What physical scenario are you trying to describe?

a relativistic particle moving through space subjected to a force derivable from a potential which moves through space such that the optical path length is a minimum

What does centripetal force have to do with it?

It comes about as a consequence of the math. It is recognized. There it is, that's the relativistic centripetal force. Because it emerges where it is supposed to, it confirms the index of refraction.
My opinion, as of now, is that I have show that the phase velocity of a particle is not u = E/p but E₀/p = mc²/p. Does anyone disagree?

 

[PeterDonis]

V is called the potential energy. It is part of the total energy.
E = γmc2 + V

I don't think this is the correct way to model potential energy in SR. The equations you write don't look covariant to me.

 

[Helios]

I don't think this is the correct way to model potential energy in SR. The equations you write don't look covariant to me.

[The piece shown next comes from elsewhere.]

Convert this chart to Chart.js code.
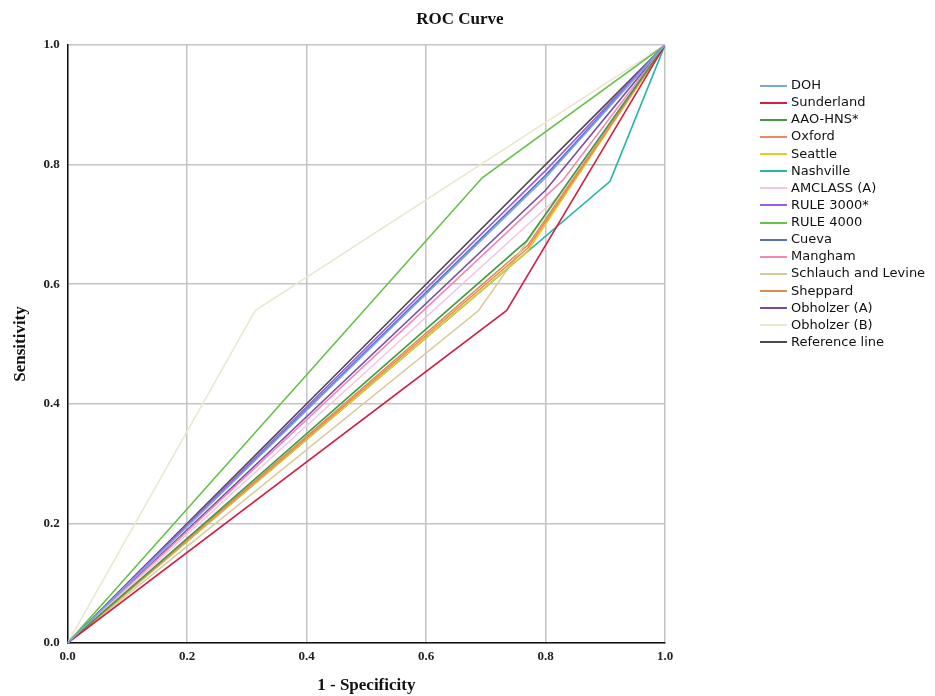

I agree, not absolutely perfect because the potential energy would only work for one reference frame.

 

[PeterDonis]

I agree, not absolutely perfect because the potential energy would only work for one reference frame.

But the whole point of defining "relativistic phase velocity" is to make it covariant. So I don't understand what you're trying to do.

 

[Helios]

I confess that I can't reformulate the whole scheme into a perfect covariant form. A 4-dimensional covariant potential energy is out of my depths. I'll listen if someone else can do this.